4. The method of claim 2, wherein the set of transformed elements indicate the extent of spatial correlation between corresponding residual elements in the one or more enhancement residuals planes such that the set of transformed elements indicate at least one of average, horizontal, vertical and diagonal relationship between neighbouring residual elements in the set of enhancement residuals planes.
5. The method of any preceding claim, wherein the method comprises obtaining an upscaled decoder reconstructed video using a second scaling factor to create the set of preliminary pictures, wherein the second scaling factor is such so that the downscaled enhancement data is suitable to be added to the set of preliminary pictures.
6. The method of any preceding claim, wherein the method comprises upscaling the decoder reconstructed video using a second scaling factor to create the set of preliminary pictures, wherein the second scaling factor is such so that the downscaled enhancement data is suitable to be added to the set of preliminary pictures.
7. The method of any preceding claim, wherein the downscaling downscales one or more of: picture resolution and bit depth.
8. The method of any preceding claim, wherein the bitstream conforms with MPEG-5 part 2 LCEVC standard and/or SO/IEC 23094-2.
9. A decoder configured to perform the method of any preceding claim.
10. A computer readable storage medium comprising instructions which when executed by a processor causes the processor to perform the method of any preceding method claim.
11. A video distribution system comprising: a video server configured to serve an encoded bitstream one or more enhancement residuals planes suitable to be added to a set of preliminary pictures obtained from a decoder reconstructed video; a first decoding deployment configured to receive the encoded bitstream, to obtain a decoder reconstructed video from the encoded bitstream, to create a first set of preliminary pictures from the decoder reconstructed video, to obtain the one or more enhancement residuals planes, and to add the one or more enhancement residuals planes to the first set of preliminary pictures to output video pictures at a first level of quality; a second decoding deployment configured to receive the encoded bitstream, to obtain a decoder reconstructed video from the encoded bitstream, to create a second set of preliminary pictures from the decoder reconstructed video at a level of quality lower than the first set of preliminary pictures, to retrieve enhancement data from the encoded bitstream, to downscale the enhancement data by a first scaling factor to produce downscaled one or more enhancement residuals planes suitable to be added to the second set of preliminary pictures, to add the downscaled one or more enhancement residuals planes to the second set of preliminary pictures, and to output video pictures at a second level of quality lower than the first level of quality.

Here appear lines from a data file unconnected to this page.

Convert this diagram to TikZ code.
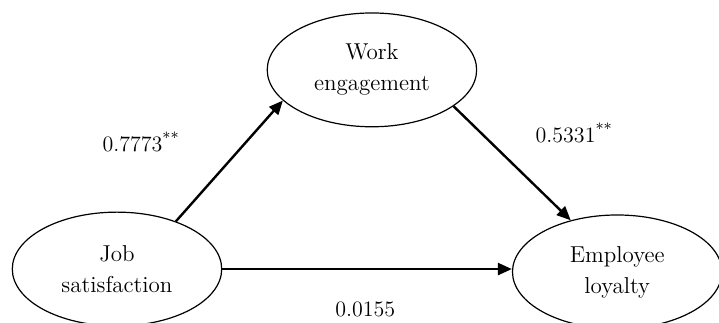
\documentclass[tikz,border=0pt]{standalone}
\usetikzlibrary{positioning}
\usetikzlibrary{shapes.geometric}
\usetikzlibrary{arrows.meta}
\tikzset{>={Triangle[length=7pt,width=6pt]}}
\tikzset{latent/.style={draw, ellipse, semithick, minimum width=3.68cm, minimum height=2cm, inner sep=0pt, align=center, font=\fontsize{11.5}{15.5}\selectfont}}
\tikzset{coef/.style={anchor=base west, inner sep=0pt, font=\fontsize{11}{13}\selectfont}}
\tikzset{path/.style={->, very thick}}

\begin{document}
\begin{tikzpicture}[on grid]
        \useasboundingbox (-2.056,-0.931) rectangle (10.579,4.728);

        \node[latent] (js) at (0, 0) {Job\\satisfaction};
        \node[latent, above right=3.5 and 4.48 of js] (we) {Work\\engagement};
        \node[latent, right=8.79 of js, yshift=-0.5mm] (el) {Employee\\loyalty};

        \node[coef] (a) at (-0.26, 2.06) {0.7773\textsuperscript{**}};
        \node[coef] (b) at (7.35, 2.23) {0.5331\textsuperscript{**}};
        \node[coef] (c) at (3.83, -0.84) {0.0155};

        \draw[path] (js.39) -- (we.199);
        \draw[path] (we.336) -- (el.132);
        \draw[path] (js.east) -- (js.east -| el.west);
    \end{tikzpicture}
\end{document}
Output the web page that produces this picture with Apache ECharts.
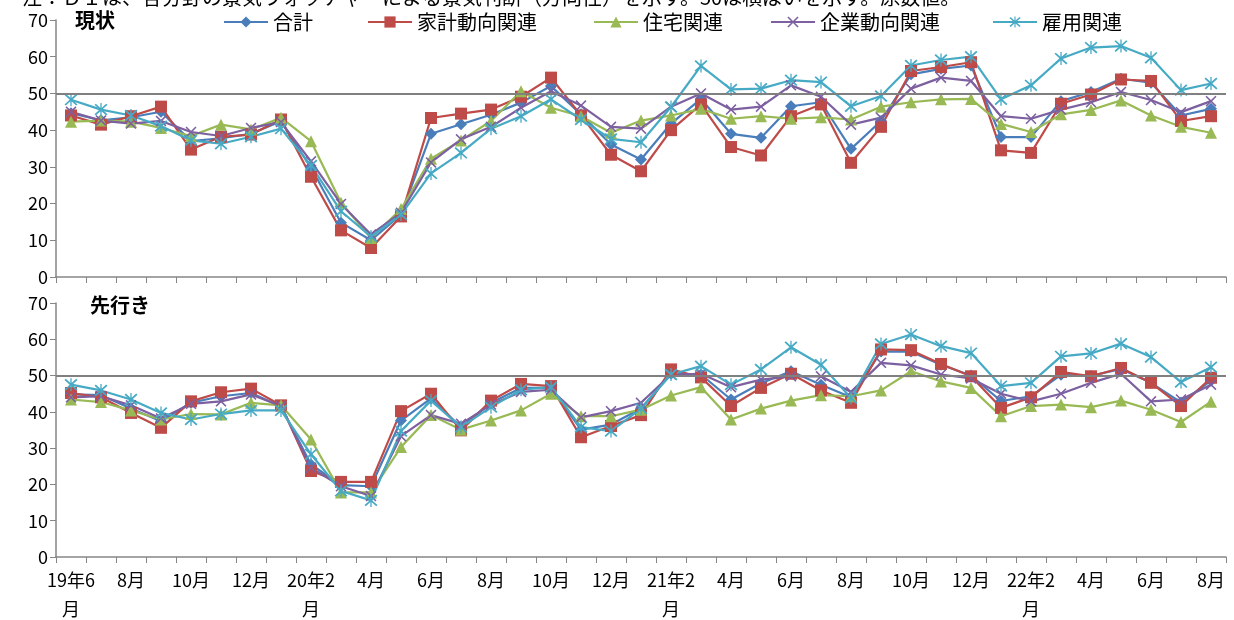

12. The system of claim 11, wherein at the second decoding deployment, the enhancement data is a set of transformed elements representing the one or more enhancement residuals planes and the downscaling the enhancement data produces a corresponding downscaled set of transformed elements transformable into the one or more enhancement residuals planes.
13. The system of any of any of claims 11 to 12, wherein the second decoding deployment is configured to obtain an upscaled decoder reconstructed video using a second scaling factor to create the second set of preliminary pictures, wherein the second scaling factor is such so that the downscaled enhancement data is suitable to be added to the set of preliminary pictures.
14. The system of any of any of claims 9 to 12, wherein the second decoding deployment is configured to upscale the decoder reconstructed video using a second scaling factor to create the set of preliminary pictures, wherein the second scaling factor is such so that the downscaled enhancement data is suitable to be added to the set of preliminary pictures.
15. The system of any of any of claims 9 to 14, wherein the encoded bitstream conforms with MPEG-5 part 2 LCEVC standard and/or SO/IEC 23094-2.